Joe Mills is a faculty member at the University of North Carolina School of the Arts.He holds an endowed chair, the Susan Burress Wall Distinguished Professorship in the Humanities. Joe has published six collections of poetry with Press 53, most recently Exit, pursued by a bear which consists of poems triggered by stage directions in Shakespeare. His book This Miraculous Turning was awarded the North Carolina Roanoke-Chowan Award for Poetry for its exploration of race and family. With his wife, Danielle Tarmey, he researched and wrote two editions of A Guide to North Carolina’s Wineries, and he has written fiction, criticism, and non-fiction. More information about his work is available here .
Laura Foley is the author of five poetry collections, including Joy Street, Syringa and Night Ringing. Her poem “Gratitude List” won the Common Good Books poetry contest and was read by Garrison Keillor on The Writer’s Almanac. She won the Joe Gouveia Outermost Poetry Contest, judged by Marge Piercy. A palliative care volunteer in hospitals, she lives with her partner Clara Gimenez and their three big dogs among the hills of Vermon.
Lois Parker Edstrom, a retired nurse, began writing poetry ten years ago. Her poems have appeared in literary journals and have been read by Garrison Keillor on The Writer’s Almanac. Her chapbook, What Brings Us To Water won the Poetica Publishing Chapbook Award, 2010, a second collection of ekphrastic poetry, What’s To Be Done With Beauty, was published by Creative Justice Press, 2012, and a full length collection, Night Beyond Black, was published by MoonPath Press, 2016. She received two Hackney National Literary Awards, Outrider Press Grand Prize, and the Westmoreland Award, among others. Her poetry has been adapted to dance and performed by the Bellingham Repertory Dance Company. She lives in the U.S., off the coast of Washington, on Whidbey Island, with her husband and resident deer, rabbits, owls, and herons. The beauty of the island and her love of art inspire much of her work.
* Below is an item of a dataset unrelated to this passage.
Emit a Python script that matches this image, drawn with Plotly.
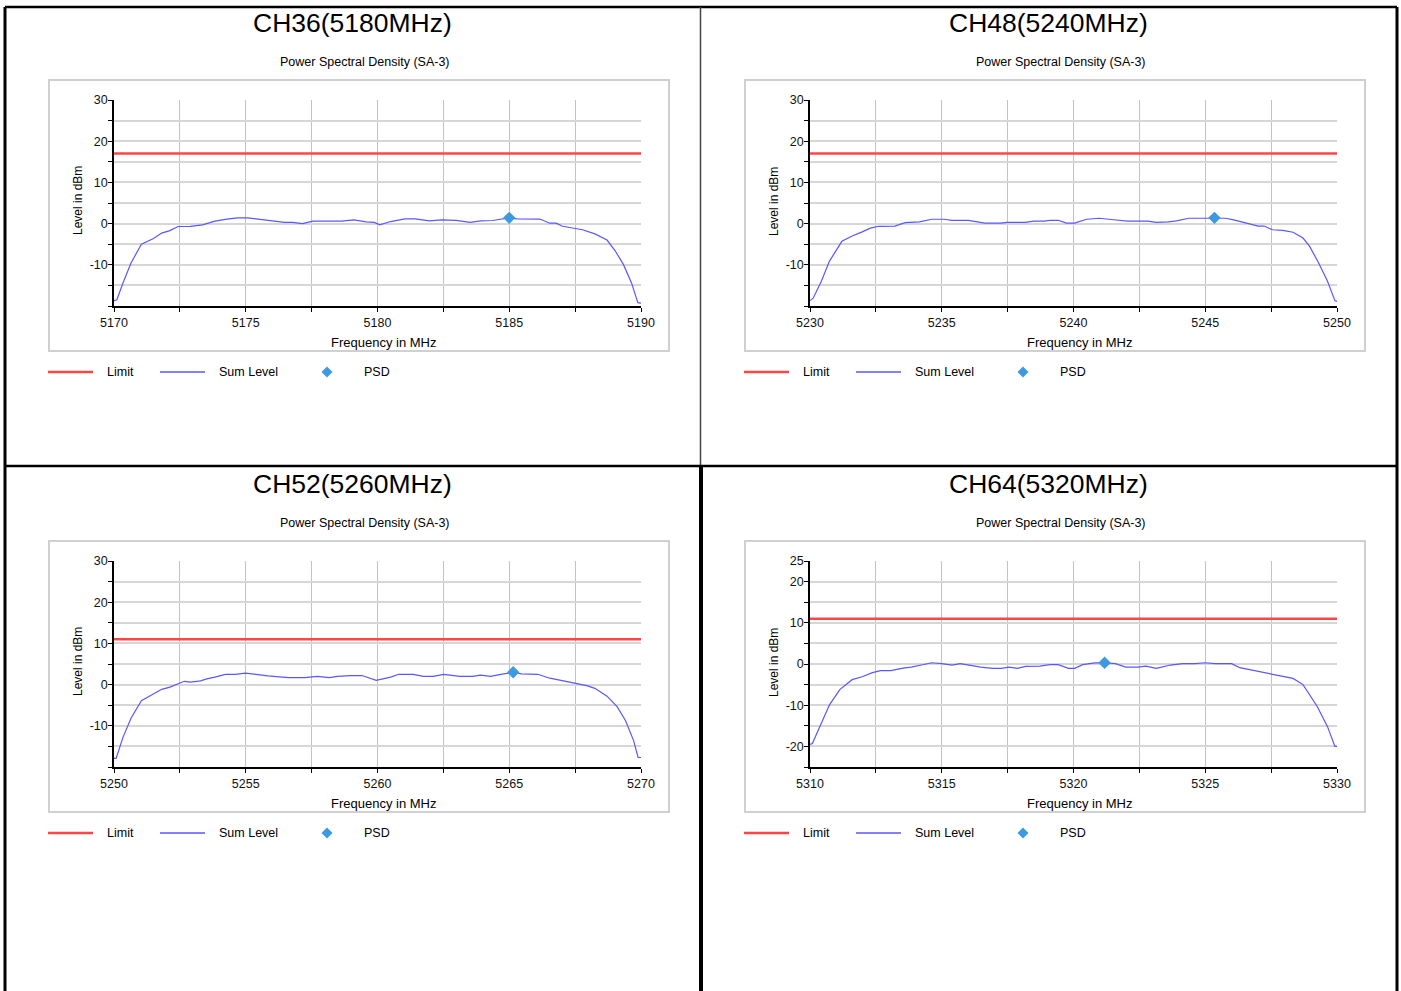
import plotly.graph_objects as go

W, H = 1401, 991

# ---------------- data ----------------
panel_titles = ["CH36(5180MHz)", "CH48(5240MHz)", "CH52(5260MHz)", "CH64(5320MHz)"]
subtitle = "Power Spectral Density (SA-3)"
x_label = "Frequency in MHz"
y_label = "Level in dBm"
legend_labels = ["Limit", "Sum Level", "PSD"]

ch36_freq = [5170.00, 5170.11, 5170.34, 5170.65, 5171.04, 5171.27, 5171.50, 5171.81, 5172.12, 5172.43,
             5172.90, 5173.36, 5173.83, 5174.29, 5174.68, 5175.07, 5175.38, 5175.84, 5176.47, 5176.78,
             5177.16, 5177.55, 5178.02, 5178.64, 5179.10, 5179.57, 5179.88, 5180.08, 5180.50, 5181.04,
             5181.43, 5181.97, 5182.43, 5182.98, 5183.52, 5183.91, 5184.37, 5184.76, 5184.99, 5185.30,
             5185.77, 5186.16, 5186.54, 5186.78, 5187.02, 5187.47, 5187.78, 5188.25, 5188.71, 5189.02,
             5189.33, 5189.64, 5189.88, 5190.00]
ch36_level = [-18.7, -18.5, -14.4, -9.5, -5.0, -4.2, -3.6, -2.3, -1.7, -0.7,
              -0.65, -0.3, 0.6, 1.1, 1.4, 1.4, 1.15, 0.9, 0.3, 0.3,
              0.0, 0.6, 0.6, 0.6, 0.9, 0.4, 0.3, -0.3, 0.5, 1.15,
              1.15, 0.65, 0.9, 0.8, 0.3, 0.65, 0.75, 1.15, 1.4, 1.15,
              1.1, 1.1, 0.1, 0.1, -0.65, -1.1, -1.5, -2.5, -4.0, -6.6,
              -9.9, -14.4, -19.2, -19.3]
ch36_limit = 17
ch36_psd_freq = [5185.0]
ch36_psd_level = [1.4]

ch48_freq = [5230.00, 5230.12, 5230.43, 5230.74, 5231.21, 5231.60, 5231.98, 5232.29, 5232.60, 5233.22,
             5233.61, 5234.15, 5234.62, 5235.08, 5235.39, 5236.01, 5236.63, 5237.25, 5237.48, 5238.18,
             5238.49, 5238.88, 5239.11, 5239.42, 5239.73, 5240.04, 5240.50, 5240.97, 5241.43, 5242.05,
             5242.83, 5243.14, 5243.60, 5243.91, 5244.38, 5245.00, 5245.34, 5245.77, 5246.08, 5246.55,
             5247.01, 5247.24, 5247.55, 5247.94, 5248.33, 5248.71, 5248.95, 5249.30, 5249.64, 5249.92,
             5250.00]
ch48_level = [-18.7, -18.1, -14.0, -9.1, -4.3, -3.0, -2.0, -1.1, -0.65, -0.6,
              0.25, 0.4, 1.05, 1.05, 0.8, 0.8, 0.1, 0.1, 0.3, 0.3,
              0.6, 0.6, 0.8, 0.8, 0.1, 0.1, 1.05, 1.3, 1.0, 0.6,
              0.6, 0.3, 0.4, 0.65, 1.3, 1.3, 1.4, 1.3, 0.9, 0.1,
              -0.6, -0.6, -1.5, -1.65, -2.1, -3.5, -5.4, -9.5, -14.0, -18.7,
              -18.9]
ch48_limit = 17
ch48_psd_freq = [5245.35]
ch48_psd_level = [1.4]

ch52_freq = [5250.00, 5250.08, 5250.34, 5250.65, 5251.04, 5251.35, 5251.81, 5252.12, 5252.43, 5252.67,
             5252.90, 5253.29, 5253.52, 5253.83, 5254.22, 5254.60, 5254.99, 5255.38, 5255.84, 5256.62,
             5257.24, 5257.71, 5258.17, 5258.48, 5258.95, 5259.41, 5259.95, 5260.50, 5260.81, 5261.35,
             5261.74, 5262.12, 5262.51, 5263.13, 5263.60, 5263.91, 5264.29, 5264.68, 5265.15, 5265.46,
             5266.08, 5266.54, 5267.01, 5267.47, 5267.94, 5268.25, 5268.71, 5269.10, 5269.41, 5269.72,
             5269.89, 5270.00]
ch52_level = [-17.9, -17.9, -12.8, -8.1, -3.9, -2.8, -1.15, -0.6, 0.25, 0.8,
              0.6, 0.9, 1.4, 1.8, 2.5, 2.5, 2.8, 2.5, 2.1, 1.7,
              1.7, 2.0, 1.7, 2.0, 2.2, 2.2, 1.05, 1.8, 2.5, 2.5,
              2.0, 2.0, 2.5, 2.0, 2.0, 2.3, 2.0, 2.5, 3.0, 2.6,
              2.5, 1.55, 1.0, 0.35, -0.25, -0.9, -2.8, -5.4, -8.7, -13.6,
              -17.7, -17.7]
ch52_limit = 11
ch52_psd_freq = [5265.15]
ch52_psd_level = [3.0]

ch64_freq = [5310.00, 5310.09, 5310.43, 5310.74, 5311.13, 5311.60, 5311.98, 5312.37, 5312.68, 5313.07,
             5313.53, 5313.84, 5314.23, 5314.62, 5315.00, 5315.39, 5315.70, 5316.01, 5316.48, 5316.94,
             5317.25, 5317.56, 5317.87, 5318.18, 5318.72, 5319.11, 5319.42, 5319.81, 5320.04, 5320.35,
             5320.81, 5321.19, 5321.59, 5321.98, 5322.44, 5322.75, 5323.14, 5323.68, 5324.14, 5324.61,
             5325.00, 5325.38, 5326.00, 5326.31, 5326.93, 5327.47, 5328.33, 5328.71, 5329.25, 5329.64,
             5329.92, 5330.00]
ch64_level = [-19.5, -19.3, -14.4, -9.9, -6.2, -3.8, -3.1, -2.1, -1.6, -1.6,
              -1.0, -0.75, -0.25, 0.3, 0.1, -0.25, 0.1, -0.25, -0.75, -1.05,
              -1.05, -0.75, -1.05, -0.6, -0.5, -0.15, -0.15, -1.05, -1.05, -0.15,
              0.25, 0.3, 0.1, -0.75, -0.75, -0.5, -1.05, -0.25, 0.1, 0.1,
              0.3, 0.1, 0.1, -0.9, -1.7, -2.4, -3.5, -5.0, -10.3, -15.2,
              -20.0, -20.0]
ch64_limit = 11
ch64_psd_freq = [5321.18]
ch64_psd_level = [0.3]

ch36_xticks = [5170, 5172.5, 5175, 5177.5, 5180, 5182.5, 5185, 5187.5, 5190]
ch48_xticks = [5230, 5232.5, 5235, 5237.5, 5240, 5242.5, 5245, 5247.5, 5250]
ch52_xticks = [5250, 5252.5, 5255, 5257.5, 5260, 5262.5, 5265, 5267.5, 5270]
ch64_xticks = [5310, 5312.5, 5315, 5317.5, 5320, 5322.5, 5325, 5327.5, 5330]
ch36_xtick_text = ["5170", "", "5175", "", "5180", "", "5185", "", "5190"]
ch48_xtick_text = ["5230", "", "5235", "", "5240", "", "5245", "", "5250"]
ch52_xtick_text = ["5250", "", "5255", "", "5260", "", "5265", "", "5270"]
ch64_xtick_text = ["5310", "", "5315", "", "5320", "", "5325", "", "5330"]

yticks_a = [-20, -15, -10, -5, 0, 5, 10, 15, 20, 25, 30]
ytick_text_a = ["", "", "-10", "", "0", "", "10", "", "20", "", "30"]
yrange_a = [-20, 30]
yticks_b = [-25, -20, -15, -10, -5, 0, 5, 10, 15, 20, 25]
ytick_text_b = ["", "-20", "", "-10", "", "0", "", "10", "", "20", "25"]
yrange_b = [-25, 25]

panels = [
    dict(title=panel_titles[0], f=ch36_freq, v=ch36_level, lim=ch36_limit, pf=ch36_psd_freq, pv=ch36_psd_level,
         xt=ch36_xticks, xtt=ch36_xtick_text, yt=yticks_a, ytt=ytick_text_a, yr=yrange_a),
    dict(title=panel_titles[1], f=ch48_freq, v=ch48_level, lim=ch48_limit, pf=ch48_psd_freq, pv=ch48_psd_level,
         xt=ch48_xticks, xtt=ch48_xtick_text, yt=yticks_a, ytt=ytick_text_a, yr=yrange_a),
    dict(title=panel_titles[2], f=ch52_freq, v=ch52_level, lim=ch52_limit, pf=ch52_psd_freq, pv=ch52_psd_level,
         xt=ch52_xticks, xtt=ch52_xtick_text, yt=yticks_a, ytt=ytick_text_a, yr=yrange_a),
    dict(title=panel_titles[3], f=ch64_freq, v=ch64_level, lim=ch64_limit, pf=ch64_psd_freq, pv=ch64_psd_level,
         xt=ch64_xticks, xtt=ch64_xtick_text, yt=yticks_b, ytt=ytick_text_b, yr=yrange_b),
]

# ---------------- styling / layout ----------------
FONT = "Arial, 'Liberation Sans', sans-serif"
RED = "#ff4646"
BLUE = "#5858ff"
PSDC = "#3d99e0"
offsets = [(0, 0), (696, 0), (0, 461), (696, 461)]


def pxx(x):
    return x / W


def pyy(y):
    return 1 - y / H


fig = go.Figure()
shapes = []
annotations = []
layout_axes = {}

for i, (p, (dx, dy)) in enumerate(zip(panels, offsets)):
    n = i + 1
    xa = "x" if n == 1 else f"x{n}"
    ya = "y" if n == 1 else f"y{n}"
    xr = [p["xt"][0], p["xt"][-1]]

    fig.add_trace(go.Scatter(x=xr, y=[p["lim"], p["lim"]], mode="lines",
                             line=dict(color=RED, width=2.5), xaxis=xa, yaxis=ya,
                             name=legend_labels[0], showlegend=False, hoverinfo="skip"))
    fig.add_trace(go.Scatter(x=p["f"], y=p["v"], mode="lines",
                             line=dict(color=BLUE, width=1.2), xaxis=xa, yaxis=ya,
                             name=legend_labels[1], showlegend=False))
    fig.add_trace(go.Scatter(x=p["pf"], y=p["pv"], mode="markers",
                             marker=dict(symbol="diamond", color=PSDC, size=9.5),
                             xaxis=xa, yaxis=ya, name=legend_labels[2], showlegend=False))

    x0, x1 = 114 + dx, 641 + dx
    y0, y1 = 100 + dy, 306 + dy
    xkey = "xaxis" if n == 1 else f"xaxis{n}"
    ykey = "yaxis" if n == 1 else f"yaxis{n}"
    layout_axes[xkey] = dict(
        domain=[pxx(x0), pxx(x1)], anchor=ya, range=xr, automargin=False,
        tickmode="array", tickvals=p["xt"], ticktext=p["xtt"],
        ticks="outside", ticklen=4, tickwidth=1.2, tickcolor="black",
        showline=True, linecolor="black", linewidth=1.5,
        showgrid=True, gridcolor="#c2c2c2", gridwidth=1.3, zeroline=False,
        tickfont=dict(family=FONT, size=12.5, color="#111"), ticklabelstandoff=0,
    )
    layout_axes[ykey] = dict(
        domain=[pyy(y1), pyy(y0)], anchor=xa, range=p["yr"], automargin=False,
        tickmode="array", tickvals=p["yt"], ticktext=p["ytt"],
        ticks="outside", ticklen=4, tickwidth=1.2, tickcolor="black",
        showline=True, linecolor="black", linewidth=1.5,
        showgrid=True, gridcolor="#d6d6d6", gridwidth=2, zeroline=False,
        tickfont=dict(family=FONT, size=12.5, color="#111"), ticklabelstandoff=-2,
    )
    # inside half of the crossing y ticks
    ok = f"yaxis{n + 4}"
    layout_axes[ok] = dict(
        domain=[pyy(y1), pyy(y0)], anchor=xa, overlaying=ya, range=p["yr"], automargin=False,
        tickmode="array", tickvals=p["yt"], ticktext=[""] * len(p["yt"]),
        ticks="inside", ticklen=5, tickwidth=1.2, tickcolor="black",
        showline=False, showgrid=False, zeroline=False, showticklabels=False,
    )

    # chart frame
    shapes.append(dict(type="rect", xref="paper", yref="paper",
                       x0=pxx(49 + dx), x1=pxx(669 + dx), y0=pyy(351 + dy), y1=pyy(80 + dy),
                       line=dict(color="#d0d0d0", width=2), layer="below"))
    # titles
    annotations.append(dict(text=p["title"], x=pxx(352.5 + dx), y=pyy(23 + dy), xref="paper", yref="paper",
                            xanchor="center", yanchor="middle", showarrow=False,
                            font=dict(family=FONT, size=26.5, color="black")))
    annotations.append(dict(text=subtitle, x=pxx(364.5 + dx), y=pyy(61.5 + dy), xref="paper", yref="paper",
                            xanchor="center", yanchor="middle", showarrow=False,
                            font=dict(family=FONT, size=12.5, color="black")))
    annotations.append(dict(text=y_label, x=pxx(78 + dx), y=pyy(201 + dy), xref="paper", yref="paper",
                            xanchor="center", yanchor="middle", showarrow=False, textangle=-90,
                            font=dict(family=FONT, size=12, color="black")))
    annotations.append(dict(text=x_label, x=pxx(383.5 + dx), y=pyy(342 + dy), xref="paper", yref="paper",
                            xanchor="center", yanchor="middle", showarrow=False,
                            font=dict(family=FONT, size=13, color="black")))
    # legend (drawn manually)
    ly = 372 + dy
    shapes.append(dict(type="line", xref="paper", yref="paper", x0=pxx(48 + dx), x1=pxx(93 + dx),
                       y0=pyy(ly), y1=pyy(ly), line=dict(color=RED, width=2.5)))
    shapes.append(dict(type="line", xref="paper", yref="paper", x0=pxx(160 + dx), x1=pxx(205 + dx),
                       y0=pyy(ly), y1=pyy(ly), line=dict(color=BLUE, width=1.3)))
    cx = 327 + dx
    r = 5.5
    shapes.append(dict(type="path", xref="paper", yref="paper",
                       path=(f"M {pxx(cx - r)} {pyy(ly)} L {pxx(cx)} {pyy(ly - r)} "
                             f"L {pxx(cx + r)} {pyy(ly)} L {pxx(cx)} {pyy(ly + r)} Z"),
                       fillcolor=PSDC, line=dict(width=0)))
    for label, lx in zip(legend_labels, [105, 217, 362]):
        annotations.append(dict(text=label, x=pxx(lx + dx), y=pyy(ly), xref="paper", yref="paper",
                                xanchor="left", yanchor="middle", showarrow=False,
                                font=dict(family=FONT, size=12.5, color="black")))

# panel borders
borders = [
    (5, 7, 1397, 7, 2.5, "black"),
    (5, 7, 5, 991, 3, "black"),
    (1397, 7, 1397, 991, 3, "black"),
    (700.5, 7, 700.5, 466, 1.5, "#444444"),
    (701, 466, 701, 991, 4, "black"),
    (5, 466, 1397, 466, 2.5, "black"),
]
for (bx0, by0, bx1, by1, bw, bc) in borders:
    shapes.append(dict(type="line", xref="paper", yref="paper", x0=pxx(bx0), x1=pxx(bx1),
                       y0=pyy(by0), y1=pyy(by1), line=dict(color=bc, width=bw)))

fig.update_layout(
    width=W, height=H, autosize=False,
    margin=dict(l=0, r=0, t=0, b=0, pad=0, autoexpand=False),
    paper_bgcolor="white", plot_bgcolor="white",
    showlegend=False, shapes=shapes, annotations=annotations,
    font=dict(family=FONT),
    **layout_axes,
)

fig.write_html("out.html", config={"displayModeBar": False},
               post_script="document.body.style.margin='0px';document.body.style.overflow='hidden';")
Margaret Mahy (1936–2012) is New Zealand’s most celebrated children’s writer. As the author of more than 120 titles – which have since been translated into 15 different languages – Mahy’s readership is vast. Before becoming a full-time writer, she worked as a librarian for over 10 years. Mahy’s books ring with humour, fantasy, adventure, science, and the supernatural, aspects that the author skilfully balances with her interest in the narrative possibilities of the ordinary world. Awarded the Order of New Zealand in 1993, she also won many global prizes for children’s writers, including the Carnegie Medal and the prestigious Hans Christian Andersen Award.